▶ **Given problem**: Extract only the first line of the listing and every line after it up to and including the one with "const rows = regions.map((region, i)". Omit the pictures.

▶ **Provided data**:

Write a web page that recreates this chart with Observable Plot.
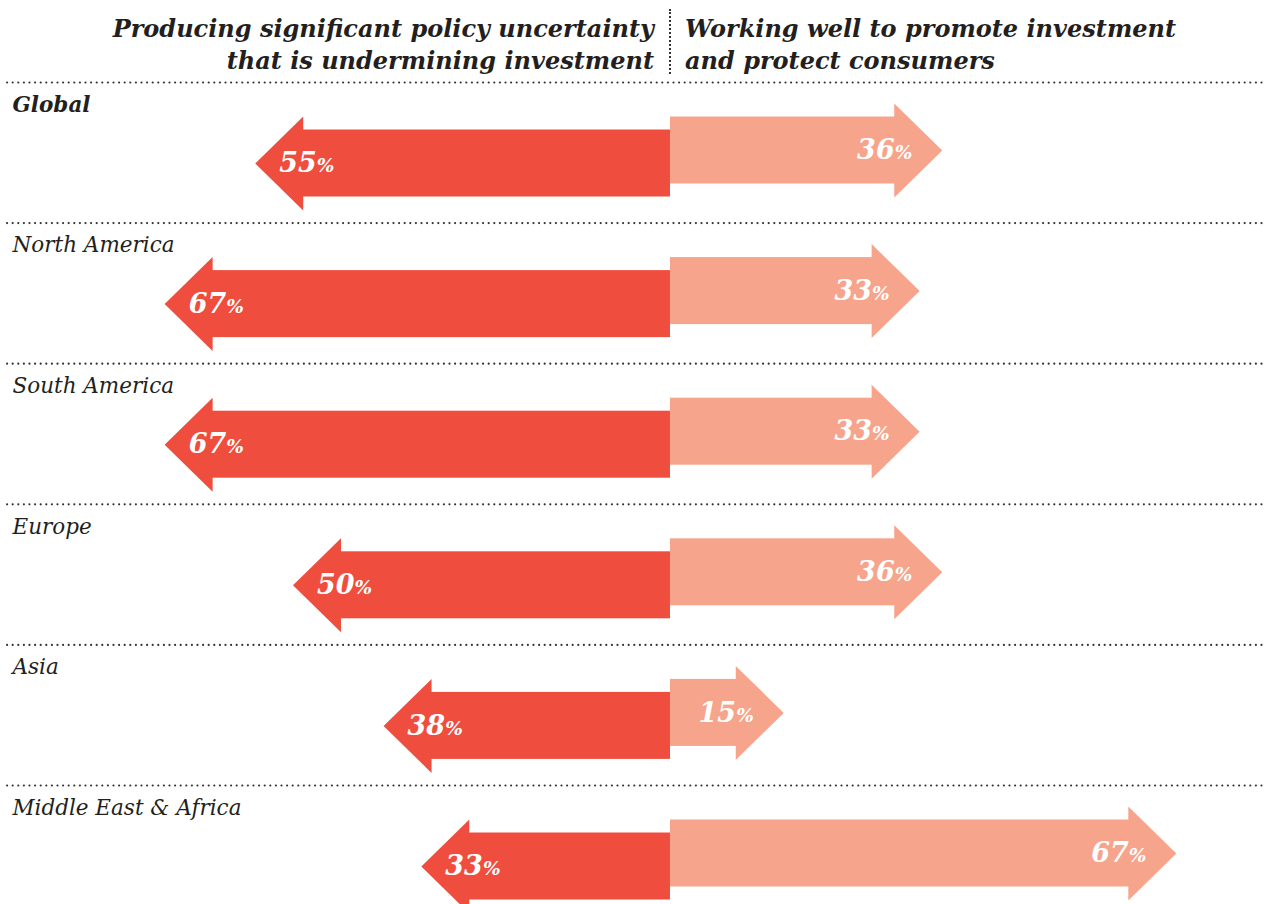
<!DOCTYPE html>
<html>
<head>
<meta charset="utf-8">
<script src="https://cdn.jsdelivr.net/npm/d3@7"></script>
<script src="https://cdn.jsdelivr.net/npm/@observablehq/plot@0.6"></script>
<style>
  html, body { margin: 0; padding: 0; background: #fff; }
  body { width: 1264px; height: 904px; overflow: hidden; }
  #header { display: flex; height: 76px; width: 1264px; font-family: "DejaVu Serif", serif; font-weight: bold; font-style: italic; font-size: 24px; line-height: 32px; color: #231F20; }
  #header .l { width: 654px; padding-right: 15px; text-align: right; border-right: 2px dotted #333; box-sizing: content-box; margin-top: 9px; margin-bottom: 2px; padding-top: 4px; white-space: nowrap; }
  #header .r { padding-left: 14px; padding-top: 13px; white-space: nowrap; }
</style>
</head>
<body>
<div id="header">
  <div class="l">Producing significant policy uncertainty<br>that is undermining investment</div>
  <div class="r">Working well to promote investment<br>and protect consumers</div>
</div>
<div id="chart"></div>
<script>
const regions = ["Global", "North America", "South America", "Europe", "Asia", "Middle East & Africa"];
const uncertainty = [55, 67, 67, 50, 38, 33];   // "Producing significant policy uncertainty..."
const workingWell = [36, 33, 33, 36, 15, 67];   // "Working well to promote investment..."

const RED = "#EF4D3E";
const SALMON = "#F6A48C";
const INK = "#231F20";
const FONT = "DejaVu Serif";

const rows = regions.map((region, i) => ({region, i, left: uncertainty[i], right: workingWell[i]}));

const HEAD_L = 48, HEAD_H = 47;
const leftHead = { draw(ctx) { ctx.moveTo(0, 0); ctx.lineTo(HEAD_L, -HEAD_H); ctx.lineTo(HEAD_L, HEAD_H); ctx.closePath(); } };
const rightHead = { draw(ctx) { ctx.moveTo(0, 0); ctx.lineTo(-HEAD_L, -HEAD_H); ctx.lineTo(-HEAD_L, HEAD_H); ctx.closePath(); } };

const ROW = 140.6;
const labelOpts = { y: "i", text: "region", frameAnchor: "left", dx: 12, dy: 22.5, textAnchor: "start", lineAnchor: "middle",
  fontFamily: FONT, fontStyle: "italic", fontSize: 21.5, fill: INK };
const chart = Plot.plot({
  width: 1264,
  height: 828,
  margin: 0,
  x: { domain: [-88.74, 78.68], range: [0, 1264], axis: null },
  y: { domain: [0, 6], range: [6, 6 + 6 * ROW], axis: null },
  style: { background: "transparent", overflow: "visible" },
  marks: [
    Plot.ruleY(rows, { y: "i", x1: -87.8, x2: 78.68, stroke: "#333", strokeWidth: 2.2, strokeDasharray: "0,5.6", strokeLinecap: "round" }),
    // left arrows
    Plot.rectX(rows, { x1: d => -d.left, x2: 0, y1: "i", y2: d => d.i + 1, insetLeft: HEAD_L - 2, insetTop: 47.5, insetBottom: ROW - 47.5 - 67, fill: RED }),
    Plot.dot(rows, { x: d => -d.left, y: "i", dy: 81, symbol: leftHead, r: 10, fill: RED, stroke: "none" }),
    // right arrows
    Plot.rectX(rows, { x1: 0, x2: "right", y1: "i", y2: d => d.i + 1, insetRight: HEAD_L - 2, insetTop: 34.5, insetBottom: ROW - 34.5 - 67, fill: SALMON }),
    Plot.dot(rows, { x: "right", y: "i", dy: 68, symbol: rightHead, r: 10, fill: SALMON, stroke: "none" }),
    // region labels
    Plot.text(rows.filter(d => d.i === 0), { ...labelOpts, fontWeight: "bold" }),
    Plot.text(rows.filter(d => d.i !== 0), { ...labelOpts, fontWeight: "normal" }),
    // value labels
    Plot.text(rows, { x: d => -d.left, y: "i", text: d => d.left + "%", dx: 24, dy: 81, textAnchor: "start", lineAnchor: "middle",
      fontFamily: FONT, fontStyle: "italic", fontWeight: "bold", fontSize: 27, fill: "white" }),
    Plot.text(rows, { x: "right", y: "i", text: d => d.right + "%", dx: -30, dy: 68, textAnchor: "end", lineAnchor: "middle",
      fontFamily: FONT, fontStyle: "italic", fontWeight: "bold", fontSize: 27, fill: "white" })
  ]
});

d3.select(chart).selectAll("text").each(function () {
  const v = this.textContent;
  const m = /^(\d+)%$/.exec(v);
  if (!m) return;
  const t = d3.select(this);
  t.text(null);
  t.append("tspan").text(m[1]);
  t.append("tspan").attr("font-size", 18.5).text("%");
});

document.getElementById("chart").appendChild(chart);
</script>
</body>
</html>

▶ **Result for this exercise**:
Write a web page that recreates this chart with Observable Plot.
<!DOCTYPE html>
<html>
<head>
<meta charset="utf-8">
<script src="https://cdn.jsdelivr.net/npm/d3@7"></script>
<script src="https://cdn.jsdelivr.net/npm/@observablehq/plot@0.6"></script>
<style>
  html, body { margin: 0; padding: 0; background: #fff; }
  body { width: 1264px; height: 904px; overflow: hidden; }
  #header { display: flex; height: 76px; width: 1264px; font-family: "DejaVu Serif", serif; font-weight: bold; font-style: italic; font-size: 24px; line-height: 32px; color: #231F20; }
  #header .l { width: 654px; padding-right: 15px; text-align: right; border-right: 2px dotted #333; box-sizing: content-box; margin-top: 9px; margin-bottom: 2px; padding-top: 4px; white-space: nowrap; }
  #header .r { padding-left: 14px; padding-top: 13px; white-space: nowrap; }
</style>
</head>
<body>
<div id="header">
  <div class="l">Producing significant policy uncertainty<br>that is undermining investment</div>
  <div class="r">Working well to promote investment<br>and protect consumers</div>
</div>
<div id="chart"></div>
<script>
const regions = ["Global", "North America", "South America", "Europe", "Asia", "Middle East & Africa"];
const uncertainty = [55, 67, 67, 50, 38, 33];   // "Producing significant policy uncertainty..."
const workingWell = [36, 33, 33, 36, 15, 67];   // "Working well to promote investment..."

const RED = "#EF4D3E";
const SALMON = "#F6A48C";
const INK = "#231F20";
const FONT = "DejaVu Serif";

const rows = regions.map((region, i) => ({region, i, left: uncertainty[i], right: workingWell[i]}));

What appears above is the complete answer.